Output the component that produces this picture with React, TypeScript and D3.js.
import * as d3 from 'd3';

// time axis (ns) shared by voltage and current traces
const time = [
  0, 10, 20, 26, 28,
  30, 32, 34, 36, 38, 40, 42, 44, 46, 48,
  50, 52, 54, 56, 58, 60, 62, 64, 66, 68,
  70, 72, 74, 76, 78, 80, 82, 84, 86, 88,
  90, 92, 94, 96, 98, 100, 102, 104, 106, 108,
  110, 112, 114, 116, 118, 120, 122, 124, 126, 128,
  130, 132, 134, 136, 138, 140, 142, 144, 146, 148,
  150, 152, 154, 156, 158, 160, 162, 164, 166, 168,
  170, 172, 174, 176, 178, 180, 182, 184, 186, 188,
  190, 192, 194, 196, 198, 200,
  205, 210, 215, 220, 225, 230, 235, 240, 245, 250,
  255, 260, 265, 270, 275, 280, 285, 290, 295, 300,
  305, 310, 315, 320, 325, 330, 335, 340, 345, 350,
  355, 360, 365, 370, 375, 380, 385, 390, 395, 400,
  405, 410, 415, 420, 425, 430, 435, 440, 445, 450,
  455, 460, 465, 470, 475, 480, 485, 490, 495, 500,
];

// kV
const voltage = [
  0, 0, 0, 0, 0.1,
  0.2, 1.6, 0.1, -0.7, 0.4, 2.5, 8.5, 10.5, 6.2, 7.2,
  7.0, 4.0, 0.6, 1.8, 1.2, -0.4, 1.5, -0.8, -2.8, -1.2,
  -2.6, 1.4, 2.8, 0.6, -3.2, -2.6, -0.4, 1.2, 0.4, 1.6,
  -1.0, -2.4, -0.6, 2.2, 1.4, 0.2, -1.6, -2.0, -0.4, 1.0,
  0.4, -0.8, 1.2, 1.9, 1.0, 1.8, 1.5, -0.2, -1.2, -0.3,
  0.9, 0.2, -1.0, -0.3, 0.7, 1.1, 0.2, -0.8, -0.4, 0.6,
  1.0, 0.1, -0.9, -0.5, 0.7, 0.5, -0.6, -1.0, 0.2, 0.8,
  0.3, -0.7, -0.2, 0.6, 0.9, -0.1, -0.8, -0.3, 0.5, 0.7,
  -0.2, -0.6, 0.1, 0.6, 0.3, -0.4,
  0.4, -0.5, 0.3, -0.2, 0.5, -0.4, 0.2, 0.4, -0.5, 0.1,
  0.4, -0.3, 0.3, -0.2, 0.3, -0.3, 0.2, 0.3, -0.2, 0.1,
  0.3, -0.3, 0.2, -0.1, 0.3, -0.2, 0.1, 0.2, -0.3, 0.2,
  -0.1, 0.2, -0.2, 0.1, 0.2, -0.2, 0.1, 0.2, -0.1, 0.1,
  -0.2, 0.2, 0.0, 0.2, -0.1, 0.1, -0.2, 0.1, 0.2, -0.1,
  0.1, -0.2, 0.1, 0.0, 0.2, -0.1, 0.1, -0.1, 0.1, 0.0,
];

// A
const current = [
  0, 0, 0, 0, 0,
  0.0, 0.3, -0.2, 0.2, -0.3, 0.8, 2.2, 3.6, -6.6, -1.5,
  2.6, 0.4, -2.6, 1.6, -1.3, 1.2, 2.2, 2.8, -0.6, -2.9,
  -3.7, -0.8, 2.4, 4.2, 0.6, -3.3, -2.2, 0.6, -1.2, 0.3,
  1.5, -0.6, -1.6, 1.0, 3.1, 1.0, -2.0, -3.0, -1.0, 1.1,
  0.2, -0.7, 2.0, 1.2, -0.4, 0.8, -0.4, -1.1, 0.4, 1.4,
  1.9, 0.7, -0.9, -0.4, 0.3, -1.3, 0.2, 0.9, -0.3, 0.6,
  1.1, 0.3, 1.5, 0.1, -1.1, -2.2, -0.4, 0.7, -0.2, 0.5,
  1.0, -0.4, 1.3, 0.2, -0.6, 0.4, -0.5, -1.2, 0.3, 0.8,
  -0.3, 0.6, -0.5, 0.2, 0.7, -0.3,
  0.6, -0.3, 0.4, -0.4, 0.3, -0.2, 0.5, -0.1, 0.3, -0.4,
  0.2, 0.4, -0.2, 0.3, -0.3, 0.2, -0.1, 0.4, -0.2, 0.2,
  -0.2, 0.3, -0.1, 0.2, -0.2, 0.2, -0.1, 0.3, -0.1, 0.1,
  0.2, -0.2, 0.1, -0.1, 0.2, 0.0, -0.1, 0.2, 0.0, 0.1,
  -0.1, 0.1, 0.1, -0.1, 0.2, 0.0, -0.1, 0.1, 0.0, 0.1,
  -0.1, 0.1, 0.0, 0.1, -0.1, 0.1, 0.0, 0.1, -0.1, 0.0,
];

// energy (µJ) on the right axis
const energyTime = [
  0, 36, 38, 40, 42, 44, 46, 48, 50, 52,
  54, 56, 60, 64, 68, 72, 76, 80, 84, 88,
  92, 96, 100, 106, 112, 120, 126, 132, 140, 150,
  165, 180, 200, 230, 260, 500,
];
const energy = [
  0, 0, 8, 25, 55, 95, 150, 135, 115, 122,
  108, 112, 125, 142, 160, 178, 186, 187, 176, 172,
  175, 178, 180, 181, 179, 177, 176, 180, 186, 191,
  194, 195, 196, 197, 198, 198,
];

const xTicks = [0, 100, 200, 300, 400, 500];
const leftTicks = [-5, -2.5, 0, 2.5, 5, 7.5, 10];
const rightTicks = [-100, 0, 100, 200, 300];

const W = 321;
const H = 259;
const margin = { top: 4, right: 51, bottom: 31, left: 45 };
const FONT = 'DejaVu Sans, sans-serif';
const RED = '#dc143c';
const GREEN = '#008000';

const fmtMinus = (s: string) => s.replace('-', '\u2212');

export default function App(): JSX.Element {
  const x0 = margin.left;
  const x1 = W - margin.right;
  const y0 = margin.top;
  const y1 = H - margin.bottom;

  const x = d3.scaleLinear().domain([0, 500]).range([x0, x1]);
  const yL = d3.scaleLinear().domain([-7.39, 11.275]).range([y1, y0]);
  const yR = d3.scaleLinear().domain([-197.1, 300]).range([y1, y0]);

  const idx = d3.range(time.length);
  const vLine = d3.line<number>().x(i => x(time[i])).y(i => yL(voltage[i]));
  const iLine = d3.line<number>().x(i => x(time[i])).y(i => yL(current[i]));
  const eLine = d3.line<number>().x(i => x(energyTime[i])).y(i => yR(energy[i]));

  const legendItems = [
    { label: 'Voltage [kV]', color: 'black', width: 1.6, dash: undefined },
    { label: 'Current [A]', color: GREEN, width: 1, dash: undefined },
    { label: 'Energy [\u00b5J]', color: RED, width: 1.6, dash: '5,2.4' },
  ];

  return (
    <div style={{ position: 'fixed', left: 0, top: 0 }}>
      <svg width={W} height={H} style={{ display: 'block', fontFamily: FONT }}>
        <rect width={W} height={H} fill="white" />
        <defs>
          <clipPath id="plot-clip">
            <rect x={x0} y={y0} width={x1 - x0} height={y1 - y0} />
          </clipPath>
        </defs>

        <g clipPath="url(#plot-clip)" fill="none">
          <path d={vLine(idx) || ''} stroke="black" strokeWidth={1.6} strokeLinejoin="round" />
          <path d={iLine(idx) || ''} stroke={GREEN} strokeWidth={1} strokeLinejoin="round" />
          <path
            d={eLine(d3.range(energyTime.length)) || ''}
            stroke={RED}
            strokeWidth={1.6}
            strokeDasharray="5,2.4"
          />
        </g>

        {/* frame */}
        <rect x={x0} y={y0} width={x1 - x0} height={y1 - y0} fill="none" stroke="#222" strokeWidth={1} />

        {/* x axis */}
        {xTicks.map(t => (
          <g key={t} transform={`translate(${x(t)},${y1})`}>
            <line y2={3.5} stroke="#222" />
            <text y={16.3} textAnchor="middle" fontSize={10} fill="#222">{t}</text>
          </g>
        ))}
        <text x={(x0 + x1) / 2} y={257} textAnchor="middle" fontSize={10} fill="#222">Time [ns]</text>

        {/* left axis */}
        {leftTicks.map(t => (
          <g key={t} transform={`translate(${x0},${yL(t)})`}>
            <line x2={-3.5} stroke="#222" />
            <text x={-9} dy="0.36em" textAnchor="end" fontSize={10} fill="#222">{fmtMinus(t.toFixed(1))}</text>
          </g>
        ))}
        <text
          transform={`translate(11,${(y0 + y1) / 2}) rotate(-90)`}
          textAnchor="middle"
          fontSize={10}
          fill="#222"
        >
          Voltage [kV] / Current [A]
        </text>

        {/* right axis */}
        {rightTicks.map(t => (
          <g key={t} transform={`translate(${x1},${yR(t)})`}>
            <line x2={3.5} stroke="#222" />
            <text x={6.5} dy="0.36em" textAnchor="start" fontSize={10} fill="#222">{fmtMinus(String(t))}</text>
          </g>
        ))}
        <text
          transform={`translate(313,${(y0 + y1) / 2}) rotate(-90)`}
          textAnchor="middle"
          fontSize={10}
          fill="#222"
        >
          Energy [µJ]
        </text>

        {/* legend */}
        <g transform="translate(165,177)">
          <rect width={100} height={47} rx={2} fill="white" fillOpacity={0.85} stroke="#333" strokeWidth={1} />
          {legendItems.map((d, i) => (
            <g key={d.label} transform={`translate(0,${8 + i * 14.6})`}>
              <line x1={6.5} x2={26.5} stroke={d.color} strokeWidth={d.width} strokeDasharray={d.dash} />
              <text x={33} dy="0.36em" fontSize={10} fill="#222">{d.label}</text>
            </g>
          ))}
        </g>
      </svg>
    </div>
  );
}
□ □ □ □ □ □ □
Restate the first line and every line after it, word for word, stopping once the line with "import * as d3 from 'd3';" is done.

_Response to this task_.
Output the component that produces this picture with React, TypeScript and D3.js.
import * as d3 from 'd3';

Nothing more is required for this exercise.